At that moment you will get an error, that you have no "properties"-field on root-level. "definitions" is actually reserved for templates which can be used in your schema, but the actual content should be in the "properties" of root level. So replacing "definitions" by "properties" would be fine in your case giving you a schema like

{
    "$schema": "http://json-schema.org/draft-04/schema#",
    "type": "object",
    "properties": {
        ...
    }
}
vishnu2706 commented 7 years ago

Thanks .one more issue, in the final structtype fields all properties were marked "nullable as false" but based on my schema only acquired name and acquired number would be' nullable as false' ie acquired date can be nullable .but here every fields is coming as nullable false.

Please explain the scope of REQUIRED FIELD ATTRIBUTE in parser logic

hesserp commented 7 years ago

Sorry for the late reply, I somehow didn't notice your last comment when you made it.

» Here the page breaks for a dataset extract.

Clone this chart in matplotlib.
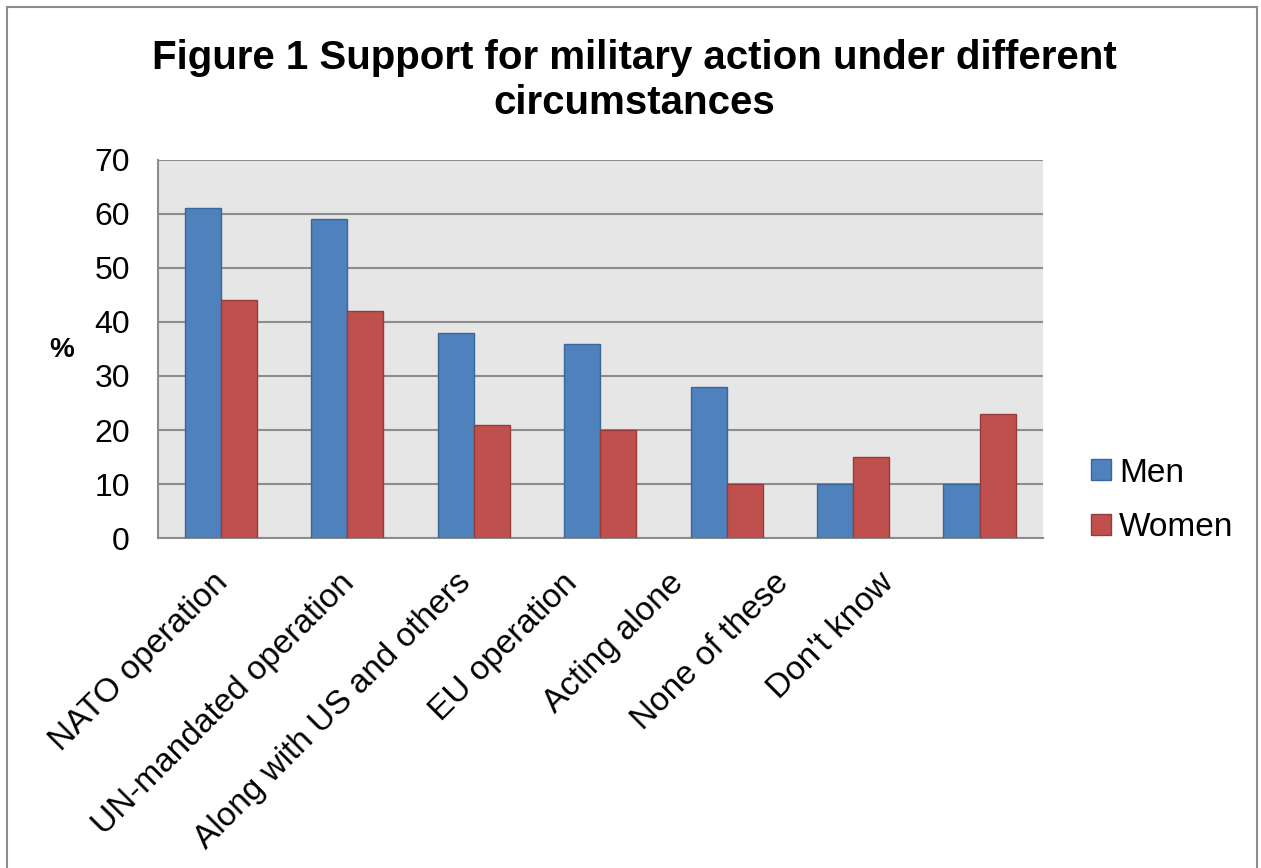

"nullable" and "required" are two different things.

nullable describes if the value is allowed to be null. nullable is false by default and set to true if "type" is set to "[\<type>, null]".

required describes if a field has to be given in a datapoint. A value can be given in a datapoint, but still have the value null.

Anyway required and nullable is actually ignored currently. The required-field is not checked in the current version of spark-json-schema (pull requests are welcome ^^). The nullable attribute is used, but actually ignored by spark when really loading data using the schema. Thus, if this is important for you, we recommend the usage of an additional schema validator.